O inquérito também constatou que o extintor de incêndio não funcionou no momento do início do fogo, que a Boate Kiss apresentava uma série das irregularidades quanto aos alvarás, que o local estava superlotado e que a espuma utilizada para isolamento acústico era inadequada e irregular. Além disso, segundo a polícia, as grades de contenção (guarda-corpos) existentes na boate atrapalharam e obstruíram a saída de vítimas, a boate tinha apenas uma porta de entrada e saída e não havia rotas adequadas e sinalizadas para a saída em casos de emergência - as portas apresentavam unidades de passagem em número inferior ao necessário e não havia exaustão de ar adequada, pois as janelas estavam obstruídas.

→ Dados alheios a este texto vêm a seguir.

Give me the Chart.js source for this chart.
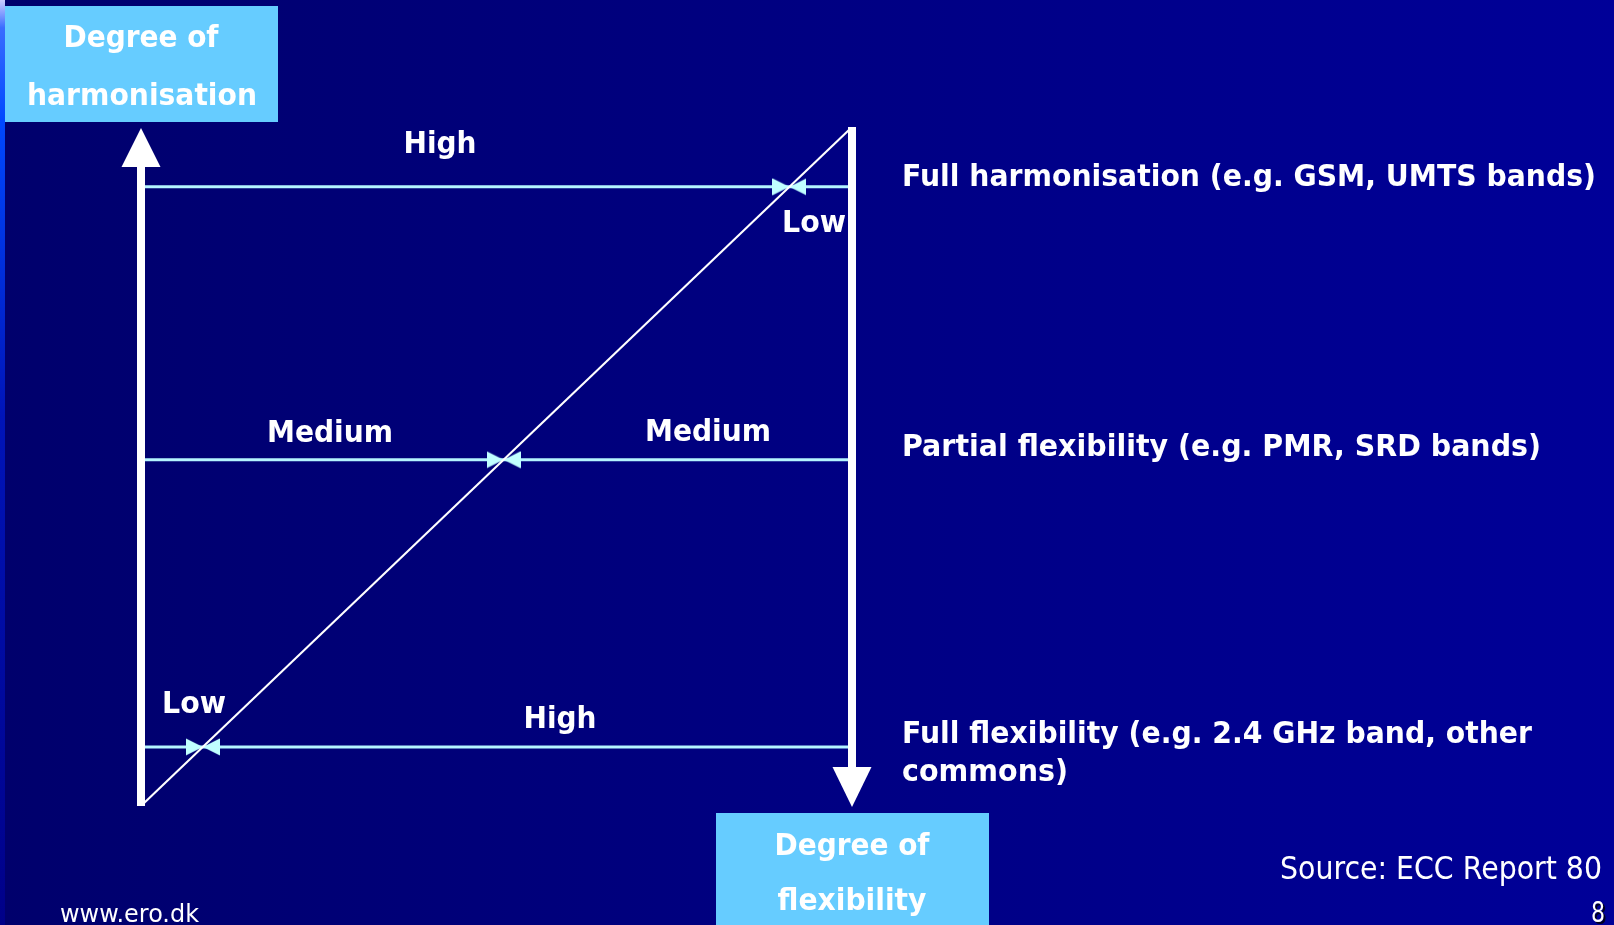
<!DOCTYPE html>
<html><head><meta charset="utf-8">
<script src="https://cdn.jsdelivr.net/npm/chart.js@4/dist/chart.umd.min.js"></script>
<style>html,body{margin:0;padding:0;background:#000080;overflow:hidden}canvas{display:block}</style>
</head><body>
<canvas id="c" width="1614" height="925"></canvas>
<script>
// ---------- data ----------
const levelValues = [91.2, 51.0, 8.7];          // degree of harmonisation of each band class
const leftLabels = ['High', 'Medium', 'Low'];    // harmonisation share
const rightLabels = ['Low', 'Medium', 'High'];   // flexibility share
const levelDescriptions = [
  ['Full harmonisation (e.g. GSM, UMTS bands)'],
  ['Partial flexibility (e.g. PMR, SRD bands)'],
  ['Full flexibility (e.g. 2.4 GHz band, other', 'commons)']
];
const diagonalX = [0, 100];
const diagonalY = [0, 100];
const axisMin = 0, axisMax = 100;
const harmonisationTitle = ['Degree of', 'harmonisation'];
const flexibilityTitle = ['Degree of', 'flexibility'];
const footerLeft = 'www.ero.dk';
const sourceNote = 'Source: ECC Report 80';
const pageNumber = '8';

// ---------- style / layout ----------
const W = 1614, H = 925;
const FONT = '"DejaVu Sans", Verdana, sans-serif';
const LINE_COLOR = '#b4f4ff', ARROW_COLOR = '#c0ffff', BOX_COLOR = '#66ccff';
const labelLayout = [
  { l: { cx: 440, dy: -34, w: 73 }, r: { cx: 814, dy: 45, w: 64 } },
  { l: { cx: 330, dy: -18, w: 126 }, r: { cx: 708, dy: -19, w: 126 } },
  { l: { cx: 194, dy: -34, w: 64 }, r: { cx: 560, dy: -19, w: 73 } }
];
const descLayout = [ { dy: -1, w: [694] }, { dy: -4, w: [639] }, { dy: -4, w: [630, 166] } ];

function fitText(ctx, text, x, y, o) {
  ctx.save();
  ctx.font = `${o.weight || 'bold'} ${o.size}px ${FONT}`;
  const m = ctx.measureText(text).width;
  const sx = o.width ? o.width / m : 1;
  const w = m * sx;
  let left = x;
  if (o.align === 'center') left = x - w / 2; else if (o.align === 'right') left = x - w;
  ctx.translate(left, y);
  ctx.scale(sx, 1);
  ctx.textAlign = 'left';
  ctx.textBaseline = 'alphabetic';
  if (o.shadow) { ctx.fillStyle = o.shadow; ctx.fillText(text, 2 / sx, 2); }
  ctx.fillStyle = o.color || '#ffffff';
  ctx.fillText(text, 0, 0);
  ctx.restore();
}

// bow-tie marker (two arrowheads meeting at the crossing)
const bow = document.createElement('canvas');
bow.width = 34; bow.height = 18;
(function () {
  const b = bow.getContext('2d');
  b.fillStyle = ARROW_COLOR;
  b.beginPath(); b.moveTo(0, 0.5); b.lineTo(17, 9); b.lineTo(0, 17.5); b.closePath(); b.fill();
  b.beginPath(); b.moveTo(34, 0.5); b.lineTo(17, 9); b.lineTo(34, 17.5); b.closePath(); b.fill();
})();

const slopeXY = (diagonalX[1] - diagonalX[0]) / (diagonalY[1] - diagonalY[0]);
const crossings = levelValues.map(v => ({ x: diagonalX[0] + (v - diagonalY[0]) * slopeXY, y: v }));

const datasets = [
  {
    label: 'diagonal', showLine: true, order: 0,
    data: diagonalX.map((x, i) => ({ x, y: diagonalY[i] })),
    borderColor: '#ffffff', borderWidth: 2, pointRadius: 0
  },
  {
    label: 'crossings', order: 1, data: crossings,
    pointStyle: bow, pointRadius: 8, pointHoverRadius: 8
  }
];
levelValues.forEach((v, i) => datasets.push({
  label: 'level' + i, showLine: true, order: 2,
  data: [{ x: axisMin, y: v }, { x: axisMax, y: v }],
  borderColor: LINE_COLOR, borderWidth: 3, pointRadius: 0
}));

const slidePlugin = {
  id: 'slide',
  beforeDraw(chart) {
    const ctx = chart.ctx;
    ctx.save();
    const g = ctx.createLinearGradient(0, 0, W, 0);
    g.addColorStop(0, '#00006c'); g.addColorStop(1, '#000098');
    ctx.fillStyle = g; ctx.fillRect(0, 0, W, H);
    const s = ctx.createLinearGradient(0, 0, 0, H);
    s.addColorStop(0, '#c8ccff'); s.addColorStop(0.03, '#3a6cff'); s.addColorStop(0.13, '#0048ff');
    s.addColorStop(0.45, '#0014b8'); s.addColorStop(1, '#000088');
    ctx.fillStyle = s; ctx.fillRect(0, 0, 5, H);
    ctx.restore();
  },
  afterDatasetsDraw(chart) {
    const ctx = chart.ctx, xs = chart.scales.x, ys = chart.scales.y;
    const xl = xs.getPixelForValue(axisMin), xr = xs.getPixelForValue(axisMax);
    const yb = ys.getPixelForValue(axisMin), yt = ys.getPixelForValue(axisMax);
    ctx.save();
    ctx.fillStyle = '#ffffff';
    // left axis (up arrow)
    ctx.fillRect(xl - 4, yt + 39, 8, yb - yt - 39);
    ctx.beginPath(); ctx.moveTo(xl, yt + 1); ctx.lineTo(xl + 19.5, yt + 40); ctx.lineTo(xl - 19.5, yt + 40); ctx.closePath(); ctx.fill();
    // right axis (down arrow)
    ctx.fillRect(xr - 4, yt, 8, yb - yt - 39);
    ctx.beginPath(); ctx.moveTo(xr, yb + 1); ctx.lineTo(xr + 19.5, yb - 39); ctx.lineTo(xr - 19.5, yb - 39); ctx.closePath(); ctx.fill();
    ctx.restore();

    // labels on the level lines and descriptions
    levelValues.forEach((v, i) => {
      const py = ys.getPixelForValue(v);
      const L = labelLayout[i];
      fitText(ctx, leftLabels[i], L.l.cx, py + L.l.dy, { size: 31, width: L.l.w, align: 'center' });
      fitText(ctx, rightLabels[i], L.r.cx, py + L.r.dy, { size: 31, width: L.r.w, align: 'center' });
      levelDescriptions[i].forEach((t, k) => {
        fitText(ctx, t, 902, py + descLayout[i].dy + k * 38, { size: 31, width: descLayout[i].w[k] });
      });
    });

    // title boxes
    ctx.save();
    ctx.fillStyle = BOX_COLOR;
    ctx.fillRect(5, 6, 273, 116);
    ctx.fillRect(716, 813, 273, 112);
    ctx.restore();
    fitText(ctx, harmonisationTitle[0], 141, 47, { size: 31, width: 155, align: 'center' });
    fitText(ctx, harmonisationTitle[1], 142, 105, { size: 31, width: 230, align: 'center' });
    fitText(ctx, flexibilityTitle[0], 852, 855, { size: 31, width: 155, align: 'center' });
    fitText(ctx, flexibilityTitle[1], 852, 910, { size: 31, width: 149, align: 'center' });

    // footer
    fitText(ctx, footerLeft, 60, 922, { size: 24, weight: 'normal', width: 139 });
    fitText(ctx, sourceNote, 1280, 879, { size: 32, weight: 'normal', width: 322 });
    fitText(ctx, pageNumber, 1591, 922, { size: 28, weight: 'normal', width: 14, shadow: '#000020' });
  }
};

new Chart(document.getElementById('c'), {
  type: 'scatter',
  data: { datasets },
  options: {
    responsive: false, devicePixelRatio: 1, animation: false,
    layout: { padding: { left: 141, right: W - 852, top: 127, bottom: H - 806 } },
    scales: {
      x: { type: 'linear', min: axisMin, max: axisMax, display: false },
      y: { type: 'linear', min: axisMin, max: axisMax, display: false }
    },
    plugins: { legend: { display: false }, tooltip: { enabled: false } },
    events: []
  },
  plugins: [slidePlugin]
});
</script>
</body></html>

Já no dia 2 de abril, o Ministério Público denunciou à Justiça oito pessoas - quatro por homicídios dolosos duplamente qualificados e tentativas de homicídio, e outras quatro por fraude e falso testemunho. A Promotoria apontou como responsáveis diretos pelas mortes os dois sócios da casa noturna, Mauro Hoffmann e Elissandro Spohr, o Kiko, e dois dos integrantes da banda Gurizada Fandangueira, Marcelo de Jesus dos Santos e Luciano Augusto Bonilha Leão.

Por fraude processual, foram denunciados o major Gerson da Rosa Pereira, chefe do Estado Maior do 4º Comando Regional dos Bombeiros, e o sargento Renan Severo Berleze, que atuava no 4º CRB. Por falso testemunho, o MP denunciou o empresário Elton Cristiano Uroda, ex-sócio da Kiss, e o contador Volmir Astor Panzer, da GP Pneus, empresa da família de Elissando - este último não havia sido indiciado pela Polícia Civil.

Os promotores também pediram que novas diligências fossem realizadas para investigar mais profundamente o envolvimento de outras quatro pessoas que haviam sido indiciadas. São elas: Miguel Caetano Passini, secretário municipal de Mobilidade Urbana; Belloyannes Orengo Júnior, chefe da Fiscalização da secretaria de Mobilidade Urbana; Ângela Aurelia Callegaro, irmã de Kiko; e Marlene Teresinha Callegaro, mãe dele - as duas fazem parte da sociedade da casa noturna.